Job:
Copy exactly the lines that run from the top of the listing to the line containing "0.062, 0.055, 0.052];", both ends included, and omit the pictures.

Source data:
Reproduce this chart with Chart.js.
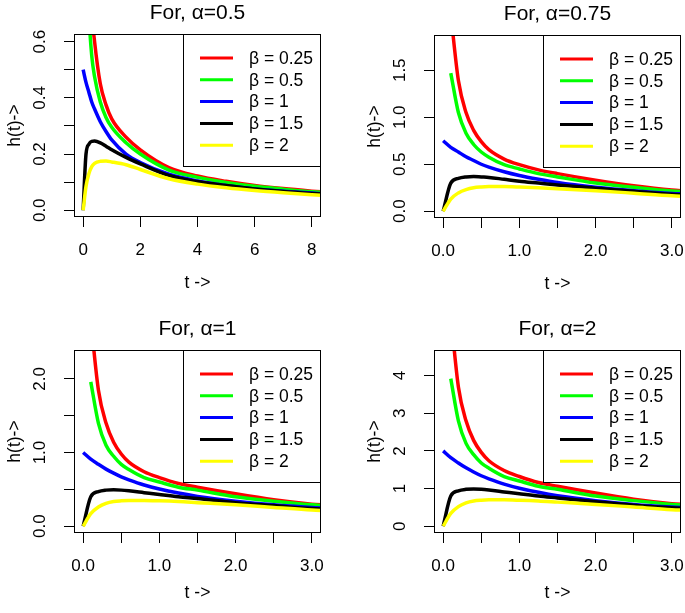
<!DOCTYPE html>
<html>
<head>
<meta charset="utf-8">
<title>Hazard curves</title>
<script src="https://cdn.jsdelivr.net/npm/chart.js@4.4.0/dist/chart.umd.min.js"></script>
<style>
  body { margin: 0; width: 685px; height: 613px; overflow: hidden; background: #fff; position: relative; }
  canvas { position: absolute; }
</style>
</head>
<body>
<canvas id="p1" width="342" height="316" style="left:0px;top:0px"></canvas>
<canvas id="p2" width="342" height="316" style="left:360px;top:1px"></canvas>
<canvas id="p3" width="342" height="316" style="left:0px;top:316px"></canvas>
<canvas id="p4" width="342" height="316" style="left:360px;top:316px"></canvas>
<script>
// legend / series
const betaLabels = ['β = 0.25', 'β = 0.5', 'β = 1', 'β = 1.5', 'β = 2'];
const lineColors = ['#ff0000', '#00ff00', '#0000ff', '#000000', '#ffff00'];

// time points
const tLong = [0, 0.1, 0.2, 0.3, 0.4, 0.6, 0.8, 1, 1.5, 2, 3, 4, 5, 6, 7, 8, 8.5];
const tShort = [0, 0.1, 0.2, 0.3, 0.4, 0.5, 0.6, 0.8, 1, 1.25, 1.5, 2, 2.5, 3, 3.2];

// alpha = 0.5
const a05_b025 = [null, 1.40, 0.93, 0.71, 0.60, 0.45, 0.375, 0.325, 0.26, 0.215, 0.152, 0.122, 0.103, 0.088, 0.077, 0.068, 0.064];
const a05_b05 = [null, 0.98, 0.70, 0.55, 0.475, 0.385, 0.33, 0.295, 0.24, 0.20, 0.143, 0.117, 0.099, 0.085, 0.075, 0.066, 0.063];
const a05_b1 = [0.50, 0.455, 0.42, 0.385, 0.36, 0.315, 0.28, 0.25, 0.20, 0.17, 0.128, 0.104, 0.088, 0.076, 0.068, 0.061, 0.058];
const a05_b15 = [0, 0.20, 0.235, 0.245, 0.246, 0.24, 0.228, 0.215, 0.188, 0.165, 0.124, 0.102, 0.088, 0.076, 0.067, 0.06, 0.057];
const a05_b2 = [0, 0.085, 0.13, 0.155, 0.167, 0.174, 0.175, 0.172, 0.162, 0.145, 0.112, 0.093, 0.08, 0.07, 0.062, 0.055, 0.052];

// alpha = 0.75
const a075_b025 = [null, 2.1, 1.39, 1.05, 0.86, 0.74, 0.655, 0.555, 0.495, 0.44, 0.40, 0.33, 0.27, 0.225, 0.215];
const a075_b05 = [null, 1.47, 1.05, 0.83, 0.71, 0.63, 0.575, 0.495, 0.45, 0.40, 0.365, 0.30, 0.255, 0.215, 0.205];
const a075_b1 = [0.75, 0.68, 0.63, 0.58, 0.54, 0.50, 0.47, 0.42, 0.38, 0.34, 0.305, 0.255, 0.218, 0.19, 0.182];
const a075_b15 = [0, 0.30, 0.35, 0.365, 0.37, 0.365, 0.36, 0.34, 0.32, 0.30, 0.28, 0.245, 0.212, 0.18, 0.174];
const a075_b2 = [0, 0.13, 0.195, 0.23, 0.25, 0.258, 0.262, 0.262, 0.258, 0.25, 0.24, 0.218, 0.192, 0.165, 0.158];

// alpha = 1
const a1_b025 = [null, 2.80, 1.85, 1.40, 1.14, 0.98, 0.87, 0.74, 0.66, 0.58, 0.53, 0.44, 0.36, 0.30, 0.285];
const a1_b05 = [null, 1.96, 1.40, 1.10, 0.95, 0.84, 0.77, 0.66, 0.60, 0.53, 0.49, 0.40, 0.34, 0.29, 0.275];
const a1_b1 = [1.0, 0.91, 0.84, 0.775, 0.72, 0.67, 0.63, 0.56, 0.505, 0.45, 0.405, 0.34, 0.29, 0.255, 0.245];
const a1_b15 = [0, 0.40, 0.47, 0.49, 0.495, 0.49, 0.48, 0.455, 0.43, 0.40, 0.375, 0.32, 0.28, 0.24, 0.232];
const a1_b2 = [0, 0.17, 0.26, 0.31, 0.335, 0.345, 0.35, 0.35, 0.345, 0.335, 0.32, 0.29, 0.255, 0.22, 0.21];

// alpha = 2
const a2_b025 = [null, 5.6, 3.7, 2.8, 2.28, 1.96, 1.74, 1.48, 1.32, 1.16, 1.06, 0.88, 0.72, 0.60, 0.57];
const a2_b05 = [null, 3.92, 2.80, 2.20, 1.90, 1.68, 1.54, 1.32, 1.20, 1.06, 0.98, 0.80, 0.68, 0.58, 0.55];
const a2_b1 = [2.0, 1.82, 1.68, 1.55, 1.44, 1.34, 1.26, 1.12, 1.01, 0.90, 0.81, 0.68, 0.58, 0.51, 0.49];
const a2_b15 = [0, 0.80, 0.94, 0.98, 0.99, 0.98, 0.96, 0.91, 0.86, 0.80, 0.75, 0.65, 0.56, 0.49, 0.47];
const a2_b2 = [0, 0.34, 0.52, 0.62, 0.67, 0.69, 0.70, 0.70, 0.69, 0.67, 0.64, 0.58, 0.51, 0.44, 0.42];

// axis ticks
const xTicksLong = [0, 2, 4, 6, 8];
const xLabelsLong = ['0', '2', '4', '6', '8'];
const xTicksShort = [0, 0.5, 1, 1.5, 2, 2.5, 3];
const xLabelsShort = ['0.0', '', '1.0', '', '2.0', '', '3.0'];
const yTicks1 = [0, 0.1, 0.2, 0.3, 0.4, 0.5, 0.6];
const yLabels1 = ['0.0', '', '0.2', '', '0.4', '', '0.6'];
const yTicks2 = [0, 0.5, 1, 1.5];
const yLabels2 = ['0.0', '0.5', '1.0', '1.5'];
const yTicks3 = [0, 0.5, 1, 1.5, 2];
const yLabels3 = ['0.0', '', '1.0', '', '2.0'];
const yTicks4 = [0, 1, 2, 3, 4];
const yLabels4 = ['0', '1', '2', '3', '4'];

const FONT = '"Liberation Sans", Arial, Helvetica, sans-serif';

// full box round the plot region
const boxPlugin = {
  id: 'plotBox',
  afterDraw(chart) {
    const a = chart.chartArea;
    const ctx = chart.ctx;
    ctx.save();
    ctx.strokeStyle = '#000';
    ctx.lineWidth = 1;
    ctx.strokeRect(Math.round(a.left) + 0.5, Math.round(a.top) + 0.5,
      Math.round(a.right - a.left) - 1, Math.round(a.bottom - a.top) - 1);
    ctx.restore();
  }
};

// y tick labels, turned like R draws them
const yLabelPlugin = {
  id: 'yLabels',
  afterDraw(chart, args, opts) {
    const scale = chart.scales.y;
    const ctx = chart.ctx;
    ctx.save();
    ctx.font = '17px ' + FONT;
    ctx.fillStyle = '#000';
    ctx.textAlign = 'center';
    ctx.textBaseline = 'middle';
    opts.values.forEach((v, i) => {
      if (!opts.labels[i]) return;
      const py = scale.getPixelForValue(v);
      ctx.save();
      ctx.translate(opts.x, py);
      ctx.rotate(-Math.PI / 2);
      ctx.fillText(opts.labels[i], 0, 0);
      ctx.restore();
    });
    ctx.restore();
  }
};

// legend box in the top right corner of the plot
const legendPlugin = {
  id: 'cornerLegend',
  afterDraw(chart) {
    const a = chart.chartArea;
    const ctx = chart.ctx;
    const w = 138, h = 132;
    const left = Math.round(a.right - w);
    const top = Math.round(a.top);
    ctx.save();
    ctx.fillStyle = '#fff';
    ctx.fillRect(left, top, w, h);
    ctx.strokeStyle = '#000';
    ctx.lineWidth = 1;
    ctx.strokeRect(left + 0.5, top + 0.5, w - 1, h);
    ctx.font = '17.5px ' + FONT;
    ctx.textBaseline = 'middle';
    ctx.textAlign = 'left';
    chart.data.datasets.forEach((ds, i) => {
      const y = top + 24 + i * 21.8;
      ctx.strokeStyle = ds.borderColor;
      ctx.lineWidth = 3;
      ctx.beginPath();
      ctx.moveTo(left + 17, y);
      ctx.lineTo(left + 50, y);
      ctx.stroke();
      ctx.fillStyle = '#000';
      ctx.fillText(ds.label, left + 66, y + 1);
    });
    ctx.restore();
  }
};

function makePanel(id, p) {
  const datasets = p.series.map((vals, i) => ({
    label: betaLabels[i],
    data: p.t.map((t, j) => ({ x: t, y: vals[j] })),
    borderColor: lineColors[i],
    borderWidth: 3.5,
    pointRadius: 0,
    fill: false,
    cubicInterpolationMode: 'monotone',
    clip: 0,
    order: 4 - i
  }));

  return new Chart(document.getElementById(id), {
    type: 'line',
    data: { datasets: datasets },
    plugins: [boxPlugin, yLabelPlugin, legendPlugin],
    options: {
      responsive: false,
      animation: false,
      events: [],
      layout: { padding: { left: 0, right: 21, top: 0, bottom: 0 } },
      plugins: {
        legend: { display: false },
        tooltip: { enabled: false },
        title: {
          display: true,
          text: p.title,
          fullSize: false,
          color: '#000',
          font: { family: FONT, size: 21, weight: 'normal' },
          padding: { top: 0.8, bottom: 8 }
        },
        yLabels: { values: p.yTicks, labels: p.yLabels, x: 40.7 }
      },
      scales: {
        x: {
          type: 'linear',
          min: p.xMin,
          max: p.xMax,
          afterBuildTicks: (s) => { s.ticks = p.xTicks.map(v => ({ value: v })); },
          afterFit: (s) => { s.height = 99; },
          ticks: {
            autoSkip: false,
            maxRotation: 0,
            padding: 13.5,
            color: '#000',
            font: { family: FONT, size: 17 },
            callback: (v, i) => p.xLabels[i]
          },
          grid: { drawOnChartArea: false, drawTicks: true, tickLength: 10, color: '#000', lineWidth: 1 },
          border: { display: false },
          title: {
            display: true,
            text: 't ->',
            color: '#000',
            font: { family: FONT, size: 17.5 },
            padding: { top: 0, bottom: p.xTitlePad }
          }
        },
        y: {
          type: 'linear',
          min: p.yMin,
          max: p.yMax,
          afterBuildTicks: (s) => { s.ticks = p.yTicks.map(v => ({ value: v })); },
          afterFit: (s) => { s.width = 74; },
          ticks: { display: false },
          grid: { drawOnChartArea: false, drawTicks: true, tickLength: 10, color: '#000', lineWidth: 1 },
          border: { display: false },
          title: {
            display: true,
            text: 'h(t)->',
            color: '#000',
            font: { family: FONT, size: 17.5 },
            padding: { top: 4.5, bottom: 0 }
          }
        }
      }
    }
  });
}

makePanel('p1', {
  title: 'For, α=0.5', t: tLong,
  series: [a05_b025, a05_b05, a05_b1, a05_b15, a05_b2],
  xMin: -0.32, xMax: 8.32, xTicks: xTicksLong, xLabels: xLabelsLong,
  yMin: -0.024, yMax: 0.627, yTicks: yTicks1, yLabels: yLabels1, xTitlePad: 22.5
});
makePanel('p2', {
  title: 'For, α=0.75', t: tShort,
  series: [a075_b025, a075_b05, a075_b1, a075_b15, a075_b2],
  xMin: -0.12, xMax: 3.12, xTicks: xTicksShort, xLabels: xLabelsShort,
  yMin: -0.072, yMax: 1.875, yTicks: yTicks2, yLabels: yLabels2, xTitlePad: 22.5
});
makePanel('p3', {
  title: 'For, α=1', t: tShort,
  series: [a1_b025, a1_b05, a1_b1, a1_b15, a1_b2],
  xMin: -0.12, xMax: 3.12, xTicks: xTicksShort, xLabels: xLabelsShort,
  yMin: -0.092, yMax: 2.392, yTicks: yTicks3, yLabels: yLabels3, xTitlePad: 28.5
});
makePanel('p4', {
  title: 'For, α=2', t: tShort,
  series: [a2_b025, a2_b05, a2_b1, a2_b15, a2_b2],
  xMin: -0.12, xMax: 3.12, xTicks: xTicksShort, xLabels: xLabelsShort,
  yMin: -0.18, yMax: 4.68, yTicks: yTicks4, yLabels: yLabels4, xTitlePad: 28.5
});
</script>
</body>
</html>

Exercise answer:
Reproduce this chart with Chart.js.
<!DOCTYPE html>
<html>
<head>
<meta charset="utf-8">
<title>Hazard curves</title>
<script src="https://cdn.jsdelivr.net/npm/chart.js@4.4.0/dist/chart.umd.min.js"></script>
<style>
  body { margin: 0; width: 685px; height: 613px; overflow: hidden; background: #fff; position: relative; }
  canvas { position: absolute; }
</style>
</head>
<body>
<canvas id="p1" width="342" height="316" style="left:0px;top:0px"></canvas>
<canvas id="p2" width="342" height="316" style="left:360px;top:1px"></canvas>
<canvas id="p3" width="342" height="316" style="left:0px;top:316px"></canvas>
<canvas id="p4" width="342" height="316" style="left:360px;top:316px"></canvas>
<script>
// legend / series
const betaLabels = ['β = 0.25', 'β = 0.5', 'β = 1', 'β = 1.5', 'β = 2'];
const lineColors = ['#ff0000', '#00ff00', '#0000ff', '#000000', '#ffff00'];

// time points
const tLong = [0, 0.1, 0.2, 0.3, 0.4, 0.6, 0.8, 1, 1.5, 2, 3, 4, 5, 6, 7, 8, 8.5];
const tShort = [0, 0.1, 0.2, 0.3, 0.4, 0.5, 0.6, 0.8, 1, 1.25, 1.5, 2, 2.5, 3, 3.2];

// alpha = 0.5
const a05_b025 = [null, 1.40, 0.93, 0.71, 0.60, 0.45, 0.375, 0.325, 0.26, 0.215, 0.152, 0.122, 0.103, 0.088, 0.077, 0.068, 0.064];
const a05_b05 = [null, 0.98, 0.70, 0.55, 0.475, 0.385, 0.33, 0.295, 0.24, 0.20, 0.143, 0.117, 0.099, 0.085, 0.075, 0.066, 0.063];
const a05_b1 = [0.50, 0.455, 0.42, 0.385, 0.36, 0.315, 0.28, 0.25, 0.20, 0.17, 0.128, 0.104, 0.088, 0.076, 0.068, 0.061, 0.058];
const a05_b15 = [0, 0.20, 0.235, 0.245, 0.246, 0.24, 0.228, 0.215, 0.188, 0.165, 0.124, 0.102, 0.088, 0.076, 0.067, 0.06, 0.057];
const a05_b2 = [0, 0.085, 0.13, 0.155, 0.167, 0.174, 0.175, 0.172, 0.162, 0.145, 0.112, 0.093, 0.08, 0.07, 0.062, 0.055, 0.052];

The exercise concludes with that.